>> start Recorded data
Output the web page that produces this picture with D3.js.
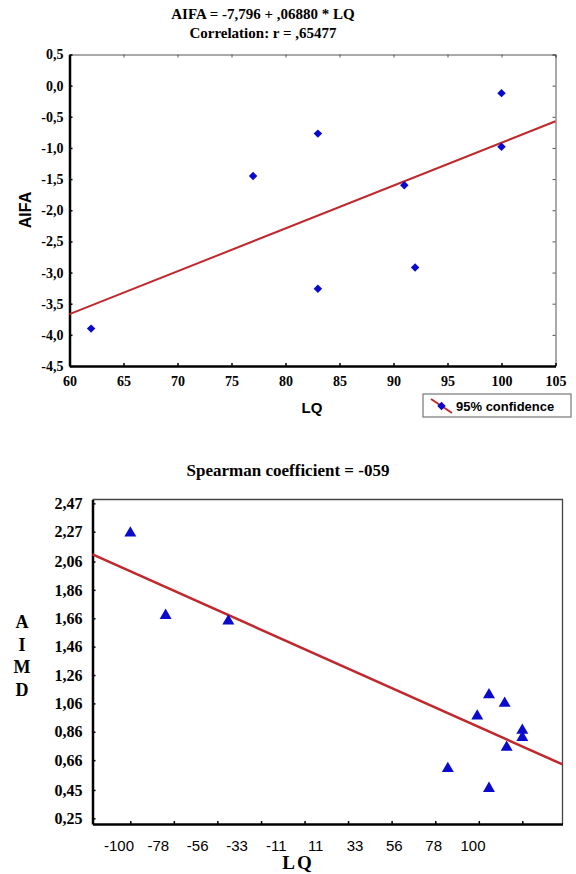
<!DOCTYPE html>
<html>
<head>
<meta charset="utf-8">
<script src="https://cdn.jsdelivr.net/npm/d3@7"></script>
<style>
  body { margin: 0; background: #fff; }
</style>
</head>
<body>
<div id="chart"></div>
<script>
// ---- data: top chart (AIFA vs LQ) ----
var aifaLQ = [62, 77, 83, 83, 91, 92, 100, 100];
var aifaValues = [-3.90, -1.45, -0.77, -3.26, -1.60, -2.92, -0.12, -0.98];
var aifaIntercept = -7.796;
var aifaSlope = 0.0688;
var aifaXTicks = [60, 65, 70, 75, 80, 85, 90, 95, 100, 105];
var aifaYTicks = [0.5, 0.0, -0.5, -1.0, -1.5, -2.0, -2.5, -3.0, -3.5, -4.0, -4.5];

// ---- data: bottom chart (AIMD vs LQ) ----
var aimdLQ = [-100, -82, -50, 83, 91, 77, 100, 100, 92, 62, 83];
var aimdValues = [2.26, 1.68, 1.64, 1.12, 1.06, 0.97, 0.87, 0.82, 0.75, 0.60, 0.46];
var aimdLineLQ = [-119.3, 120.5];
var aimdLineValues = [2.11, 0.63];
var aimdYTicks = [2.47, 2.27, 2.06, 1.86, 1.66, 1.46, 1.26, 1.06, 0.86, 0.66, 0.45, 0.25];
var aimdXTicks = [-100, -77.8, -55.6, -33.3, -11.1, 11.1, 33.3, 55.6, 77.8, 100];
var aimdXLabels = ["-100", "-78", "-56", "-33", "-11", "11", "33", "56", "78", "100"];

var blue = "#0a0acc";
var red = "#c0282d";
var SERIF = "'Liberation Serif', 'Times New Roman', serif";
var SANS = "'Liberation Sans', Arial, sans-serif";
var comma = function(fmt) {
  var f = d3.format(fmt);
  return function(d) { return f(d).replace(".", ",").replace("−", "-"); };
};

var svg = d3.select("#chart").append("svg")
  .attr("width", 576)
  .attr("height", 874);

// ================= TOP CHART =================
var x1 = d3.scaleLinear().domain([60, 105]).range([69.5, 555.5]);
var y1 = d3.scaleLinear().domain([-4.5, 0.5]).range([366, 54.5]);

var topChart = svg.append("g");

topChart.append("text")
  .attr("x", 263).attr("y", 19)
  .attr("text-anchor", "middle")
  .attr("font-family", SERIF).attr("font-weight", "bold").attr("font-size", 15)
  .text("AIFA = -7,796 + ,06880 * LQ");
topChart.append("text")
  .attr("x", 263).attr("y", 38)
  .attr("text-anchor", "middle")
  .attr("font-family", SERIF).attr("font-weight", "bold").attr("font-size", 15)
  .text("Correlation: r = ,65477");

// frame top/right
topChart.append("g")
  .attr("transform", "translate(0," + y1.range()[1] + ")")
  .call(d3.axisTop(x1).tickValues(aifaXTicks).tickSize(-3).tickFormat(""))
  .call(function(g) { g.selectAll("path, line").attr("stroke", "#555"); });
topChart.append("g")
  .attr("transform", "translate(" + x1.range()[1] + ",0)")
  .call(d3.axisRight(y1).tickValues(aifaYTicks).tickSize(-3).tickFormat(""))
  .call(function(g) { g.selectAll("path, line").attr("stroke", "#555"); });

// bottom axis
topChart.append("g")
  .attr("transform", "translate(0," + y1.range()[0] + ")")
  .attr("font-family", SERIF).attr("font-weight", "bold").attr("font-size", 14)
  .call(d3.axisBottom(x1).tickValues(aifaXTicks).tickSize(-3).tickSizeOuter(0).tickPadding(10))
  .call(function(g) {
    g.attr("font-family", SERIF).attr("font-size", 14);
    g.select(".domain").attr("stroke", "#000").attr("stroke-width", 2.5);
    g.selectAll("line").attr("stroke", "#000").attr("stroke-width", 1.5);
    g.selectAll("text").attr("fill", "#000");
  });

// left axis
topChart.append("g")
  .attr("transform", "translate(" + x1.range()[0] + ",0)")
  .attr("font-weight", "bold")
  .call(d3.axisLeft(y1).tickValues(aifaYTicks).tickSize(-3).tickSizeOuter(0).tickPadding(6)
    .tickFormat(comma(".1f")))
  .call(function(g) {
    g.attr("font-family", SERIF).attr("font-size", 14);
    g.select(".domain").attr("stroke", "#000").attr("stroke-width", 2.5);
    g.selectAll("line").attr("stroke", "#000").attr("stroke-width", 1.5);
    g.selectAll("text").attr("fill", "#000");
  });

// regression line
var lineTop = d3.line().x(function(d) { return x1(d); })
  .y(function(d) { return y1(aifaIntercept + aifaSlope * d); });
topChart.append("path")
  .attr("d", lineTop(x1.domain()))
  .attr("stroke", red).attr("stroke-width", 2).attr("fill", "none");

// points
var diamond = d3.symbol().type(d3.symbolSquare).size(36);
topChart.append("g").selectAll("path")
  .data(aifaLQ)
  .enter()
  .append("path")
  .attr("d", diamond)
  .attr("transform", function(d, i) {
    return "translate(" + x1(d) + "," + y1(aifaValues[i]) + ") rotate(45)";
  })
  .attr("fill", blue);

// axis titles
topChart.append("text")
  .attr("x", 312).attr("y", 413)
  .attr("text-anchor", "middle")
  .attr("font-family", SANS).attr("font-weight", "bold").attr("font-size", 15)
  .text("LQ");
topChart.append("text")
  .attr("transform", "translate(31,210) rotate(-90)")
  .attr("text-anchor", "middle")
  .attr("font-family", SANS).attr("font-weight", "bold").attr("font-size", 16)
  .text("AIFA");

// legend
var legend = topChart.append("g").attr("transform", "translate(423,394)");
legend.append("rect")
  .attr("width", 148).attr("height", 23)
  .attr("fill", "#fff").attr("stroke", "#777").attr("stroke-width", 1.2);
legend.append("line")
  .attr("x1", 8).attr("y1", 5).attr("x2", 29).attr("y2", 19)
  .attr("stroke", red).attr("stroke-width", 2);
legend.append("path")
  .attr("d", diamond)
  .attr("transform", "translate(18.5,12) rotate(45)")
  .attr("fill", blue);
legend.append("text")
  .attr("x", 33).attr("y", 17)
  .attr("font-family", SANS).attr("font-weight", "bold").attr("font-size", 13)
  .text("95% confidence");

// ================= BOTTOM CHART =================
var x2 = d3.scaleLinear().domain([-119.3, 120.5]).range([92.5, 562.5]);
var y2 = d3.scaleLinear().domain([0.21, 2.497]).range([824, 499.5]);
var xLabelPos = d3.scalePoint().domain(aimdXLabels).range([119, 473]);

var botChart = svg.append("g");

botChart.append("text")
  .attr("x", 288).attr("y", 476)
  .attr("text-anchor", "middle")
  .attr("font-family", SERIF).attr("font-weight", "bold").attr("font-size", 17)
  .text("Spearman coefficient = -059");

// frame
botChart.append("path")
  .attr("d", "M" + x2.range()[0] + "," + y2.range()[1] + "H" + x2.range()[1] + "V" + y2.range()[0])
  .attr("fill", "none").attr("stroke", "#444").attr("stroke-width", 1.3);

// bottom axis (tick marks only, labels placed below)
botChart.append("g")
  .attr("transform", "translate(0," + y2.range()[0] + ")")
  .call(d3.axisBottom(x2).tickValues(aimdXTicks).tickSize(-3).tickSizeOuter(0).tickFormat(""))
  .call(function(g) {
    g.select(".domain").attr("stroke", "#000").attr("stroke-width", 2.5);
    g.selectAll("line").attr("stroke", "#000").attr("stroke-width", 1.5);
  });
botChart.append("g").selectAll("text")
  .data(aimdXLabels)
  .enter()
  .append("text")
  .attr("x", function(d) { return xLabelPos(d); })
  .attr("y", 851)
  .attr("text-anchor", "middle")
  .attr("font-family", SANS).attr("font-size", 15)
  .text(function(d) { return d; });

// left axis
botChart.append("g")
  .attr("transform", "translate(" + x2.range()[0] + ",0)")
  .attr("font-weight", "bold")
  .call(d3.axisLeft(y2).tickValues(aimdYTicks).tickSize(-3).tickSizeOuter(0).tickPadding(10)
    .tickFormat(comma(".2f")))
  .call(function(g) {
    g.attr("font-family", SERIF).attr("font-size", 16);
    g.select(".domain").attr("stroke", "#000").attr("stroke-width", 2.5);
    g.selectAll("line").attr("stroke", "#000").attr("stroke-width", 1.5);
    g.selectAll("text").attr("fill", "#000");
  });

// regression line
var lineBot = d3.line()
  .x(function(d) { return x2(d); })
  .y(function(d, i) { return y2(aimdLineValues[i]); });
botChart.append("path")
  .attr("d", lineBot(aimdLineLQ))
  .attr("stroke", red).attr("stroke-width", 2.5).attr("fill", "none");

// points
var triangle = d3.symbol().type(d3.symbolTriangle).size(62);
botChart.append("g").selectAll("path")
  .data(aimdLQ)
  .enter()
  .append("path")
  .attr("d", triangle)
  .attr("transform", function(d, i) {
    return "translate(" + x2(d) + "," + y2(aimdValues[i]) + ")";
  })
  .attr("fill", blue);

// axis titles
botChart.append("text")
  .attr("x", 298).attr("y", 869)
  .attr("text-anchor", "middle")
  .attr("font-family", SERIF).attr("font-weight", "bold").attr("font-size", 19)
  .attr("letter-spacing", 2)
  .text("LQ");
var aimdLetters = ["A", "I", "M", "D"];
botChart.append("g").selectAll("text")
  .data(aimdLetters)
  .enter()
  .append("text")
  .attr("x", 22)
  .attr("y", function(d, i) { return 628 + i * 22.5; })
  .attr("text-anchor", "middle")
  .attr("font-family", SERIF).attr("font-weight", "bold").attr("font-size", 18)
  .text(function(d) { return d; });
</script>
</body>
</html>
>> end Recorded data
- What you have to do
Give back exactly the lines from the first line of the data through the line with "-3.5, -4.0, -4.5];", pictures excluded.

- The solution
Output the web page that produces this picture with D3.js.
<!DOCTYPE html>
<html>
<head>
<meta charset="utf-8">
<script src="https://cdn.jsdelivr.net/npm/d3@7"></script>
<style>
  body { margin: 0; background: #fff; }
</style>
</head>
<body>
<div id="chart"></div>
<script>
// ---- data: top chart (AIFA vs LQ) ----
var aifaLQ = [62, 77, 83, 83, 91, 92, 100, 100];
var aifaValues = [-3.90, -1.45, -0.77, -3.26, -1.60, -2.92, -0.12, -0.98];
var aifaIntercept = -7.796;
var aifaSlope = 0.0688;
var aifaXTicks = [60, 65, 70, 75, 80, 85, 90, 95, 100, 105];
var aifaYTicks = [0.5, 0.0, -0.5, -1.0, -1.5, -2.0, -2.5, -3.0, -3.5, -4.0, -4.5];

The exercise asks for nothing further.